Early in the morning on September 28, while it was still dark, white ash floated down over parts of Sonoma and Napa counties in Northern California. By sunrise, fast-moving wildfires had burned more than 17 square miles of the state’s famed wine country, including a number of wineries and vineyards along the normally scenic Silverado Trail.
My brother, Ethan, was working the harvest on Fisher Vineyards in Santa Rosa, Sonoma County, and was ordered to evacuate that morning, along with more than 50,000 other people. As he left, he said, the sky was red and he could smell smoke through his face mask. “It was insane, and terrifying,” he told me.
This year’s wine country wildfires haven’t reached the size of infernos from past years, but they are growing and still threaten to swallow many homes and workplaces. Perhaps those most affected by the raging fires are the region’s seasonal agricultural workers. Many are Hispanic, being paid hourly wages, and they may find themselves without jobs or homes if these blazes continue. As thousands flee the smoke, making their way toward evacuation centers and houses of nearby acquaintances, there is a lot of uncertainty in the air. Anxiety, too. “This sucks,” Ethan told me while driving away from the vineyard, heading for our cousin’s house in Los Angeles. “This really, really sucks.”

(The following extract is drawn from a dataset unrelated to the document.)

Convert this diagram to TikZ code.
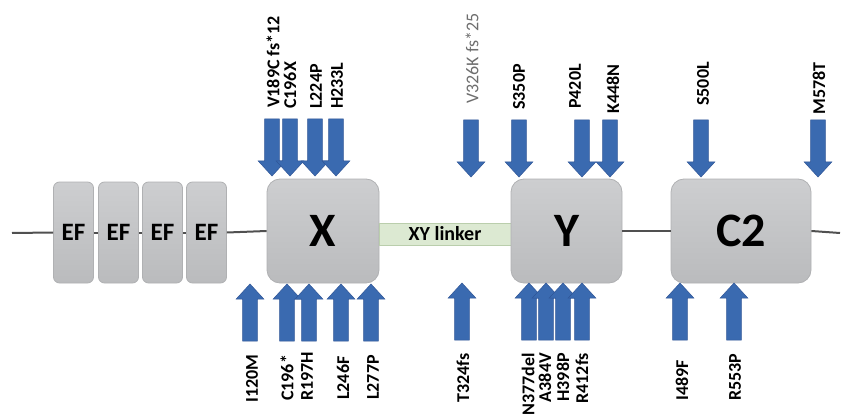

Wildfire season in the West usually becomes intense in late October, peaks at the end of the year, and tapers off through the spring. But a confluence of factors has made this year’s season spark early and become particularly devastating. Up and down the West Coast, high winds, droughts, lightning storms, and human activity have all added up to deliver frequent and severe fires. The flames have burned 5.8 million acres so far in the three states most affected—California, Oregon, and Washington, a total area larger than the state of New Jersey. Wildfires have killed at least 36 people to date in those states and destroyed hundreds of homes.
In California, forest undergrowth has been allowed to grow in recent years, providing more fuel for the flames. Regional phenomena called the Santa Ana and Diablo winds also kicked in earlier than usual, driving raging fires in the already hot, dry conditions. In the normally moister forests of Oregon and Washington, droughts and high temperatures were factors, too, but easterly winds reaching speeds of 50 miles an hour—what scientists are calling a once-in-a-hundred-years wind event—caused the fires there to flame up fast and made them difficult to contain.
Since 2002, the average acreage burned by wildfires in these three states has increased nearly threefold. This year, fire season has been so bad that the air quality in parts of the West Coast was briefly the worst in the world—and experts predict more damaging blazes are still to come.